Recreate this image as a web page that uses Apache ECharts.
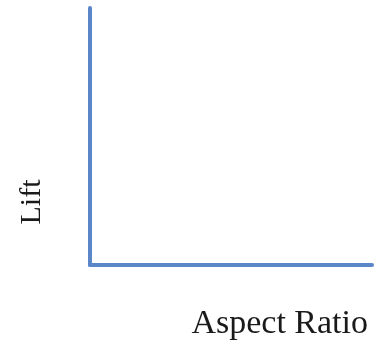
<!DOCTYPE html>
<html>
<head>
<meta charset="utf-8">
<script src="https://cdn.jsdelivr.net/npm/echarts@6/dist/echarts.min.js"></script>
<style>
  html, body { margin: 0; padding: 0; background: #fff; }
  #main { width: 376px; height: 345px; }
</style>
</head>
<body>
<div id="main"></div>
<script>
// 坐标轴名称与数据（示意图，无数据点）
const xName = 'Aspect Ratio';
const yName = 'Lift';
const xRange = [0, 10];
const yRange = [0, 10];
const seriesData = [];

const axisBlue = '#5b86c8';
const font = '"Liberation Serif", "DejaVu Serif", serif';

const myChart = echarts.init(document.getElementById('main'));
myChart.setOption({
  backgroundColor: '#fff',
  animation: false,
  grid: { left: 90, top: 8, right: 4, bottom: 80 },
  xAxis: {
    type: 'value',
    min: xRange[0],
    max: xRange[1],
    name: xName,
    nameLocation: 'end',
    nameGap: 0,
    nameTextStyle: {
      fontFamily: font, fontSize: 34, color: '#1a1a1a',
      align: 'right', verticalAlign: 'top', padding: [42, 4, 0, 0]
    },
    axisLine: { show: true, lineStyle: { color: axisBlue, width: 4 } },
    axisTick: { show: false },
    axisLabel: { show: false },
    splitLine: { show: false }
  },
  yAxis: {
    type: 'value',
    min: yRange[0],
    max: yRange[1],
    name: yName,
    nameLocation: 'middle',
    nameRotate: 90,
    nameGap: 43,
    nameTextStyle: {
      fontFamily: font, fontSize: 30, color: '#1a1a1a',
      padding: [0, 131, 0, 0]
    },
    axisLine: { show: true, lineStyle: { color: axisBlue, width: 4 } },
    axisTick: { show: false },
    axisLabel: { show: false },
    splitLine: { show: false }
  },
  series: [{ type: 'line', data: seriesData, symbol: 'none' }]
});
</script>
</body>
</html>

#### TASK TO COMPLETE:
Do not copy the pictures, but repeat every line exactly.

#### OUTPUT FOR THIS EXERCISE:
Recreate this image as a web page that uses Apache ECharts.
<!DOCTYPE html>
<html>
<head>
<meta charset="utf-8">
<script src="https://cdn.jsdelivr.net/npm/echarts@6/dist/echarts.min.js"></script>
<style>
  html, body { margin: 0; padding: 0; background: #fff; }
  #main { width: 376px; height: 345px; }
</style>
</head>
<body>
<div id="main"></div>
<script>
// 坐标轴名称与数据（示意图，无数据点）
const xName = 'Aspect Ratio';
const yName = 'Lift';
const xRange = [0, 10];
const yRange = [0, 10];
const seriesData = [];

const axisBlue = '#5b86c8';
const font = '"Liberation Serif", "DejaVu Serif", serif';

const myChart = echarts.init(document.getElementById('main'));
myChart.setOption({
  backgroundColor: '#fff',
  animation: false,
  grid: { left: 90, top: 8, right: 4, bottom: 80 },
  xAxis: {
    type: 'value',
    min: xRange[0],
    max: xRange[1],
    name: xName,
    nameLocation: 'end',
    nameGap: 0,
    nameTextStyle: {
      fontFamily: font, fontSize: 34, color: '#1a1a1a',
      align: 'right', verticalAlign: 'top', padding: [42, 4, 0, 0]
    },
    axisLine: { show: true, lineStyle: { color: axisBlue, width: 4 } },
    axisTick: { show: false },
    axisLabel: { show: false },
    splitLine: { show: false }
  },
  yAxis: {
    type: 'value',
    min: yRange[0],
    max: yRange[1],
    name: yName,
    nameLocation: 'middle',
    nameRotate: 90,
    nameGap: 43,
    nameTextStyle: {
      fontFamily: font, fontSize: 30, color: '#1a1a1a',
      padding: [0, 131, 0, 0]
    },
    axisLine: { show: true, lineStyle: { color: axisBlue, width: 4 } },
    axisTick: { show: false },
    axisLabel: { show: false },
    splitLine: { show: false }
  },
  series: [{ type: 'line', data: seriesData, symbol: 'none' }]
});
</script>
</body>
</html>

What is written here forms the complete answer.